**The task:** Copy all of the material word for word, except for the pictures.
--*--
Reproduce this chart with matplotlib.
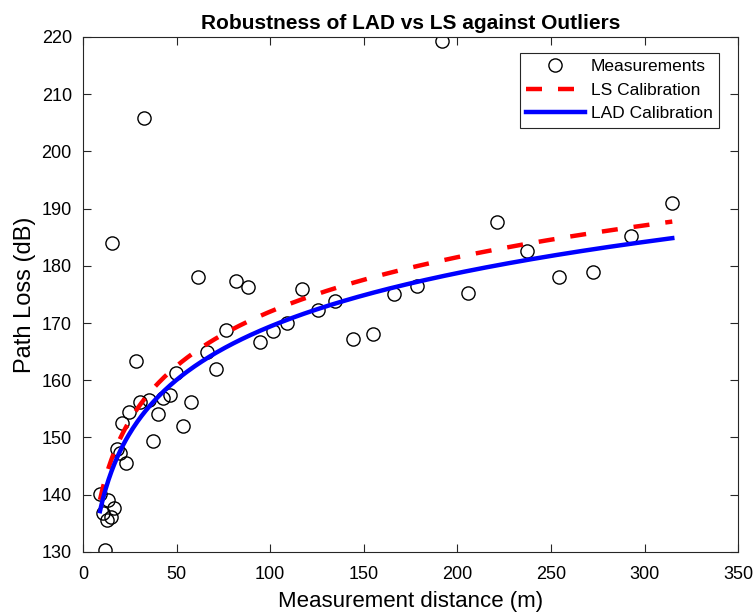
import numpy as np
import matplotlib.pyplot as plt

plt.rcParams.update({
    "font.family": ["Liberation Sans", "DejaVu Sans"],
    "font.size": 13,
})

distance = [9.1, 10.7, 11.8, 12.8, 13.4, 14.8, 16.6, 15.5, 18.2, 19.8,
            20.8, 23.0, 24.6, 28.3, 30.5, 32.6, 35.3, 37.4, 40.1, 42.8,
            46.5, 49.7, 53.4, 57.7, 61.5, 66.3, 71.1, 76.4, 81.8, 88.2,
            94.6, 101.5, 109.0, 117.0, 125.6, 134.7, 144.3, 155.0, 166.2, 178.5,
            191.9, 205.8, 221.3, 237.3, 254.4, 272.6, 292.9, 314.8]
path_loss = [140.1, 136.8, 130.3, 135.6, 139.1, 136.1, 137.7, 184.0, 148.0, 147.3,
             152.6, 145.6, 154.5, 163.4, 156.2, 205.9, 156.6, 149.4, 154.1, 156.9,
             157.4, 161.3, 152.0, 156.2, 178.0, 165.0, 162.0, 168.8, 177.4, 176.3,
             166.7, 168.6, 170.0, 176.0, 172.3, 173.9, 167.2, 168.1, 175.1, 176.5,
             219.3, 175.3, 187.7, 182.6, 178.1, 179.0, 185.2, 191.0]

# Log-distance model parameters
ls_pl0, ls_n = 108.8, 3.16     # LS calibration
lad_pl0, lad_n = 107.4, 3.10   # LAD calibration

d = np.linspace(min(distance), max(distance), 400)
ls_curve = ls_pl0 + 10 * ls_n * np.log10(d)
lad_curve = lad_pl0 + 10 * lad_n * np.log10(d)

fig = plt.figure(figsize=(7.54, 6.16), dpi=100)
ax = fig.add_axes([0.110, 0.104, 0.869, 0.836])

ax.plot(distance, path_loss, 'o', mfc='none', mec='black', mew=1.0, ms=9.5,
        label='Measurements')
ax.plot(d, ls_curve, '--', color='red', lw=3.2, dashes=(3.6, 3.6), label='LS Calibration')
ax.plot(d, lad_curve, '-', color='blue', lw=3.2, label='LAD Calibration')

ax.set_xlim(0, 350)
ax.set_ylim(130, 220)
ax.set_xticks(range(0, 351, 50))
ax.set_yticks(range(130, 221, 10))
ax.tick_params(direction='in', top=True, right=True, length=6, width=0.8,
               labelsize=13, colors='#262626', labelcolor='black')
ax.tick_params(axis='x', pad=10)
ax.tick_params(axis='y', pad=8)
for s in ax.spines.values():
    s.set_color('#262626')
    s.set_linewidth(0.8)

ax.set_xlabel('Measurement distance (m)', fontsize=16, labelpad=6)
ax.set_ylabel('Path Loss (dB)', fontsize=17, labelpad=4)
ax.set_title('Robustness of LAD vs LS against Outliers', fontsize=15,
             fontweight='bold', pad=6)

leg = ax.legend(loc='upper right', fancybox=False, framealpha=1, edgecolor='#262626',
                fontsize=12.5, handlelength=3.4, handletextpad=0.35, borderpad=0.36,
                labelspacing=0.48, borderaxespad=0,
                bbox_to_anchor=(0.971, 0.969))
leg.get_frame().set_linewidth(0.8)

fig.savefig('out.png', dpi=100)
--*--
**Solution to this task:**
Reproduce this chart with matplotlib.
import numpy as np
import matplotlib.pyplot as plt

plt.rcParams.update({
    "font.family": ["Liberation Sans", "DejaVu Sans"],
    "font.size": 13,
})

distance = [9.1, 10.7, 11.8, 12.8, 13.4, 14.8, 16.6, 15.5, 18.2, 19.8,
            20.8, 23.0, 24.6, 28.3, 30.5, 32.6, 35.3, 37.4, 40.1, 42.8,
            46.5, 49.7, 53.4, 57.7, 61.5, 66.3, 71.1, 76.4, 81.8, 88.2,
            94.6, 101.5, 109.0, 117.0, 125.6, 134.7, 144.3, 155.0, 166.2, 178.5,
            191.9, 205.8, 221.3, 237.3, 254.4, 272.6, 292.9, 314.8]
path_loss = [140.1, 136.8, 130.3, 135.6, 139.1, 136.1, 137.7, 184.0, 148.0, 147.3,
             152.6, 145.6, 154.5, 163.4, 156.2, 205.9, 156.6, 149.4, 154.1, 156.9,
             157.4, 161.3, 152.0, 156.2, 178.0, 165.0, 162.0, 168.8, 177.4, 176.3,
             166.7, 168.6, 170.0, 176.0, 172.3, 173.9, 167.2, 168.1, 175.1, 176.5,
             219.3, 175.3, 187.7, 182.6, 178.1, 179.0, 185.2, 191.0]

# Log-distance model parameters
ls_pl0, ls_n = 108.8, 3.16     # LS calibration
lad_pl0, lad_n = 107.4, 3.10   # LAD calibration

d = np.linspace(min(distance), max(distance), 400)
ls_curve = ls_pl0 + 10 * ls_n * np.log10(d)
lad_curve = lad_pl0 + 10 * lad_n * np.log10(d)

fig = plt.figure(figsize=(7.54, 6.16), dpi=100)
ax = fig.add_axes([0.110, 0.104, 0.869, 0.836])

ax.plot(distance, path_loss, 'o', mfc='none', mec='black', mew=1.0, ms=9.5,
        label='Measurements')
ax.plot(d, ls_curve, '--', color='red', lw=3.2, dashes=(3.6, 3.6), label='LS Calibration')
ax.plot(d, lad_curve, '-', color='blue', lw=3.2, label='LAD Calibration')

ax.set_xlim(0, 350)
ax.set_ylim(130, 220)
ax.set_xticks(range(0, 351, 50))
ax.set_yticks(range(130, 221, 10))
ax.tick_params(direction='in', top=True, right=True, length=6, width=0.8,
               labelsize=13, colors='#262626', labelcolor='black')
ax.tick_params(axis='x', pad=10)
ax.tick_params(axis='y', pad=8)
for s in ax.spines.values():
    s.set_color('#262626')
    s.set_linewidth(0.8)

ax.set_xlabel('Measurement distance (m)', fontsize=16, labelpad=6)
ax.set_ylabel('Path Loss (dB)', fontsize=17, labelpad=4)
ax.set_title('Robustness of LAD vs LS against Outliers', fontsize=15,
             fontweight='bold', pad=6)

leg = ax.legend(loc='upper right', fancybox=False, framealpha=1, edgecolor='#262626',
                fontsize=12.5, handlelength=3.4, handletextpad=0.35, borderpad=0.36,
                labelspacing=0.48, borderaxespad=0,
                bbox_to_anchor=(0.971, 0.969))
leg.get_frame().set_linewidth(0.8)

fig.savefig('out.png', dpi=100)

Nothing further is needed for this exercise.